■ **Exercise requirements**
Skip the pictures and quote all of the lines exactly.

____

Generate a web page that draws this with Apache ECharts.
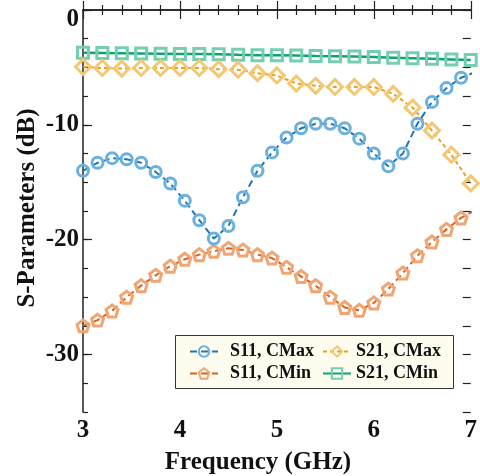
<!DOCTYPE html>
<html>
<head>
<meta charset="utf-8">
<script src="https://cdn.jsdelivr.net/npm/echarts@6/dist/echarts.min.js"></script>
<style>
  html, body { margin: 0; padding: 0; background: #fff; }
  #chart { width: 480px; height: 476px; }
</style>
</head>
<body>
<div id="chart"></div>
<script>
// S11 curves are sampled every 0.15 GHz, S21 curves every 0.2 GHz
var s11Freq = [3.00, 3.15, 3.30, 3.45, 3.60, 3.75, 3.90, 4.05, 4.20, 4.35, 4.50, 4.65, 4.80, 4.95,
               5.10, 5.25, 5.40, 5.55, 5.70, 5.85, 6.00, 6.15, 6.30, 6.45, 6.60, 6.75, 6.90, 7.05];
var s11CMax = [-14.0, -13.3, -12.9, -13.0, -13.3, -14.1, -15.1, -16.6, -18.3, -19.9, -18.8, -16.3, -14.0, -12.4,
               -11.1, -10.3, -9.9, -9.9, -10.3, -11.2, -12.5, -13.6, -12.5, -9.9, -8.0, -6.8, -5.9, -5.4];
var s11CMin = [-27.5, -27.0, -26.2, -25.0, -24.0, -23.1, -22.3, -21.7, -21.3, -21.0, -20.75, -20.9, -21.3, -21.6,
               -22.4, -23.2, -24.0, -25.0, -25.9, -26.15, -25.5, -24.3, -22.9, -21.4, -20.2, -19.1, -18.1, -17.4];

var s21Freq = [3.0, 3.2, 3.4, 3.6, 3.8, 4.0, 4.2, 4.4, 4.6, 4.8, 5.0, 5.2, 5.4, 5.6, 5.8, 6.0, 6.2, 6.4, 6.6, 6.8, 7.0];
var s21CMax = [-4.95, -5.05, -5.1, -5.05, -5.05, -5.05, -5.05, -5.15, -5.2, -5.5, -5.7, -6.4, -6.6, -6.7,
               -6.7, -6.7, -7.3, -8.5, -10.5, -12.6, -15.1];
var s21CMin = [-3.72, -3.74, -3.76, -3.78, -3.8, -3.82, -3.84, -3.86, -3.9, -3.93, -3.95, -3.97, -4.0, -4.02,
               -4.05, -4.1, -4.15, -4.2, -4.25, -4.3, -4.35];

var yMajor = [-30, -20, -10, 0];

var serif = 'Liberation Serif';
var axisColor = '#222';
var pentagon = 'path://M0,-10 L9.51,-3.09 L5.88,8.09 L-5.88,8.09 L-9.51,-3.09 Z';

function pairs(xs, ys) {
    var out = [];
    for (var i = 0; i < xs.length; i++) out.push([xs[i], ys[i]]);
    return out;
}

function lineSeries(name, xs, ys, symbol, size, lineColor, markColor, dash, width) {
    return {
        name: name,
        type: 'line',
        data: pairs(xs, ys),
        symbol: symbol,
        symbolSize: size,
        showAllSymbol: true,
        clip: true,
        lineStyle: {color: lineColor, width: width || 2, type: dash},
        itemStyle: {color: 'rgba(255,255,255,0)', borderColor: markColor, borderWidth: 3},
        emphasis: {disabled: true}
    };
}

var minorY = {
    type: 'value', min: -35, max: 0, interval: 2.5,
    axisLine: {show: false},
    axisTick: {inside: true, length: 5, lineStyle: {color: axisColor, width: 1.2}},
    axisLabel: {show: false},
    splitLine: {show: false}
};

var xBase = {
    type: 'value', min: 3, max: 7, interval: 1,
    axisLine: {lineStyle: {color: axisColor, width: 1.5}},
    axisTick: {inside: true, length: 9, lineStyle: {color: axisColor, width: 1.2}},
    minorTick: {show: true, splitNumber: 5, length: 5, lineStyle: {color: axisColor, width: 1.2}},
    splitLine: {show: false},
    minorSplitLine: {show: false}
};

var legendText = {fontFamily: serif, fontWeight: 'bold', fontSize: 18, color: '#111', lineHeight: 19};

var myChart = echarts.init(document.getElementById('chart'));
var option = {
    animation: false,
    grid: {left: 83, right: -3, top: 10, bottom: 64},
    xAxis: [
        Object.assign({}, xBase, {
            position: 'bottom',
            axisLabel: {fontFamily: serif, fontWeight: 'bold', fontSize: 25, color: '#111', margin: 6}
        }),
        Object.assign({}, xBase, {position: 'top', axisLabel: {show: false}})
    ],
    yAxis: [
        {
            type: 'value', min: -35, max: 0, position: 'left',
            axisLine: {show: true, lineStyle: {color: axisColor, width: 1.5}},
            axisTick: {show: true, inside: true, length: 9, customValues: yMajor,
                lineStyle: {color: axisColor, width: 1.2}},
            axisLabel: {
                customValues: yMajor, margin: 4,
                fontFamily: serif, fontWeight: 'bold', fontSize: 25, color: '#111',
                formatter: function (v) { return v === 0 ? '{z|0}' : String(v); },
                rich: {z: {fontFamily: serif, fontWeight: 'bold', fontSize: 25, color: '#111', padding: [20, 0, 0, 0]}}
            },
            splitLine: {show: false}
        },
        Object.assign({}, minorY, {position: 'left'}),
        Object.assign({}, minorY, {position: 'right', axisTick: {inside: true, length: 8, lineStyle: {color: axisColor, width: 1.2}}})
    ],
    legend: [
        {
            data: ['S11, CMax', 'S11, CMin'],
            orient: 'vertical', left: 189, top: 342, padding: 0, itemGap: 3,
            itemWidth: 28, itemHeight: 13,
            textStyle: Object.assign({}, legendText, {padding: [0, 0, 0, 7]}), z: 6
        },
        {
            data: ['S21, CMax', 'S21, CMin'],
            orient: 'vertical', left: 322, top: 342, padding: 0, itemGap: 3,
            itemWidth: 28, itemHeight: 13, textStyle: legendText, z: 6
        }
    ],
    graphic: [
        {type: 'rect', z: 5, shape: {x: 175.5, y: 335.5, width: 278, height: 53},
         style: {fill: '#fdfcef', stroke: '#333', lineWidth: 1}},
        {type: 'text', x: 258, y: 463,
         style: {text: 'Frequency (GHz)', font: 'bold 25px "Liberation Serif"', fill: '#111',
                 align: 'center', verticalAlign: 'middle'}},
        {type: 'text', x: 28, y: 208, rotation: Math.PI / 2,
         style: {text: 'S-Parameters (dB)', font: 'bold 25px "Liberation Serif"', fill: '#111',
                 align: 'center', verticalAlign: 'middle'}}
    ],
    series: [
        lineSeries('S21, CMin', s21Freq, s21CMin, 'rect', 11, '#13a075', '#74cfae', 'solid', 2.5),
        lineSeries('S21, CMax', s21Freq, s21CMax, 'diamond', 15, '#e9a31a', '#f3c874', [4, 3]),
        lineSeries('S11, CMin', s11Freq, s11CMin, pentagon, 12, '#d9611d', '#f0a574', [7, 4]),
        lineSeries('S11, CMax', s11Freq, s11CMax, 'circle', 11, '#1c76b6', '#6cb0dd', [7, 4])
    ]
};
myChart.setOption(option);
</script>
</body>
</html>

____

■ **Exercise result**
Generate a web page that draws this with Apache ECharts.
<!DOCTYPE html>
<html>
<head>
<meta charset="utf-8">
<script src="https://cdn.jsdelivr.net/npm/echarts@6/dist/echarts.min.js"></script>
<style>
  html, body { margin: 0; padding: 0; background: #fff; }
  #chart { width: 480px; height: 476px; }
</style>
</head>
<body>
<div id="chart"></div>
<script>
// S11 curves are sampled every 0.15 GHz, S21 curves every 0.2 GHz
var s11Freq = [3.00, 3.15, 3.30, 3.45, 3.60, 3.75, 3.90, 4.05, 4.20, 4.35, 4.50, 4.65, 4.80, 4.95,
               5.10, 5.25, 5.40, 5.55, 5.70, 5.85, 6.00, 6.15, 6.30, 6.45, 6.60, 6.75, 6.90, 7.05];
var s11CMax = [-14.0, -13.3, -12.9, -13.0, -13.3, -14.1, -15.1, -16.6, -18.3, -19.9, -18.8, -16.3, -14.0, -12.4,
               -11.1, -10.3, -9.9, -9.9, -10.3, -11.2, -12.5, -13.6, -12.5, -9.9, -8.0, -6.8, -5.9, -5.4];
var s11CMin = [-27.5, -27.0, -26.2, -25.0, -24.0, -23.1, -22.3, -21.7, -21.3, -21.0, -20.75, -20.9, -21.3, -21.6,
               -22.4, -23.2, -24.0, -25.0, -25.9, -26.15, -25.5, -24.3, -22.9, -21.4, -20.2, -19.1, -18.1, -17.4];

var s21Freq = [3.0, 3.2, 3.4, 3.6, 3.8, 4.0, 4.2, 4.4, 4.6, 4.8, 5.0, 5.2, 5.4, 5.6, 5.8, 6.0, 6.2, 6.4, 6.6, 6.8, 7.0];
var s21CMax = [-4.95, -5.05, -5.1, -5.05, -5.05, -5.05, -5.05, -5.15, -5.2, -5.5, -5.7, -6.4, -6.6, -6.7,
               -6.7, -6.7, -7.3, -8.5, -10.5, -12.6, -15.1];
var s21CMin = [-3.72, -3.74, -3.76, -3.78, -3.8, -3.82, -3.84, -3.86, -3.9, -3.93, -3.95, -3.97, -4.0, -4.02,
               -4.05, -4.1, -4.15, -4.2, -4.25, -4.3, -4.35];

var yMajor = [-30, -20, -10, 0];

var serif = 'Liberation Serif';
var axisColor = '#222';
var pentagon = 'path://M0,-10 L9.51,-3.09 L5.88,8.09 L-5.88,8.09 L-9.51,-3.09 Z';

function pairs(xs, ys) {
    var out = [];
    for (var i = 0; i < xs.length; i++) out.push([xs[i], ys[i]]);
    return out;
}

function lineSeries(name, xs, ys, symbol, size, lineColor, markColor, dash, width) {
    return {
        name: name,
        type: 'line',
        data: pairs(xs, ys),
        symbol: symbol,
        symbolSize: size,
        showAllSymbol: true,
        clip: true,
        lineStyle: {color: lineColor, width: width || 2, type: dash},
        itemStyle: {color: 'rgba(255,255,255,0)', borderColor: markColor, borderWidth: 3},
        emphasis: {disabled: true}
    };
}

var minorY = {
    type: 'value', min: -35, max: 0, interval: 2.5,
    axisLine: {show: false},
    axisTick: {inside: true, length: 5, lineStyle: {color: axisColor, width: 1.2}},
    axisLabel: {show: false},
    splitLine: {show: false}
};

var xBase = {
    type: 'value', min: 3, max: 7, interval: 1,
    axisLine: {lineStyle: {color: axisColor, width: 1.5}},
    axisTick: {inside: true, length: 9, lineStyle: {color: axisColor, width: 1.2}},
    minorTick: {show: true, splitNumber: 5, length: 5, lineStyle: {color: axisColor, width: 1.2}},
    splitLine: {show: false},
    minorSplitLine: {show: false}
};

var legendText = {fontFamily: serif, fontWeight: 'bold', fontSize: 18, color: '#111', lineHeight: 19};

var myChart = echarts.init(document.getElementById('chart'));
var option = {
    animation: false,
    grid: {left: 83, right: -3, top: 10, bottom: 64},
    xAxis: [
        Object.assign({}, xBase, {
            position: 'bottom',
            axisLabel: {fontFamily: serif, fontWeight: 'bold', fontSize: 25, color: '#111', margin: 6}
        }),
        Object.assign({}, xBase, {position: 'top', axisLabel: {show: false}})
    ],
    yAxis: [
        {
            type: 'value', min: -35, max: 0, position: 'left',
            axisLine: {show: true, lineStyle: {color: axisColor, width: 1.5}},
            axisTick: {show: true, inside: true, length: 9, customValues: yMajor,
                lineStyle: {color: axisColor, width: 1.2}},
            axisLabel: {
                customValues: yMajor, margin: 4,
                fontFamily: serif, fontWeight: 'bold', fontSize: 25, color: '#111',
                formatter: function (v) { return v === 0 ? '{z|0}' : String(v); },
                rich: {z: {fontFamily: serif, fontWeight: 'bold', fontSize: 25, color: '#111', padding: [20, 0, 0, 0]}}
            },
            splitLine: {show: false}
        },
        Object.assign({}, minorY, {position: 'left'}),
        Object.assign({}, minorY, {position: 'right', axisTick: {inside: true, length: 8, lineStyle: {color: axisColor, width: 1.2}}})
    ],
    legend: [
        {
            data: ['S11, CMax', 'S11, CMin'],
            orient: 'vertical', left: 189, top: 342, padding: 0, itemGap: 3,
            itemWidth: 28, itemHeight: 13,
            textStyle: Object.assign({}, legendText, {padding: [0, 0, 0, 7]}), z: 6
        },
        {
            data: ['S21, CMax', 'S21, CMin'],
            orient: 'vertical', left: 322, top: 342, padding: 0, itemGap: 3,
            itemWidth: 28, itemHeight: 13, textStyle: legendText, z: 6
        }
    ],
    graphic: [
        {type: 'rect', z: 5, shape: {x: 175.5, y: 335.5, width: 278, height: 53},
         style: {fill: '#fdfcef', stroke: '#333', lineWidth: 1}},
        {type: 'text', x: 258, y: 463,
         style: {text: 'Frequency (GHz)', font: 'bold 25px "Liberation Serif"', fill: '#111',
                 align: 'center', verticalAlign: 'middle'}},
        {type: 'text', x: 28, y: 208, rotation: Math.PI / 2,
         style: {text: 'S-Parameters (dB)', font: 'bold 25px "Liberation Serif"', fill: '#111',
                 align: 'center', verticalAlign: 'middle'}}
    ],
    series: [
        lineSeries('S21, CMin', s21Freq, s21CMin, 'rect', 11, '#13a075', '#74cfae', 'solid', 2.5),
        lineSeries('S21, CMax', s21Freq, s21CMax, 'diamond', 15, '#e9a31a', '#f3c874', [4, 3]),
        lineSeries('S11, CMin', s11Freq, s11CMin, pentagon, 12, '#d9611d', '#f0a574', [7, 4]),
        lineSeries('S11, CMax', s11Freq, s11CMax, 'circle', 11, '#1c76b6', '#6cb0dd', [7, 4])
    ]
};
myChart.setOption(option);
</script>
</body>
</html>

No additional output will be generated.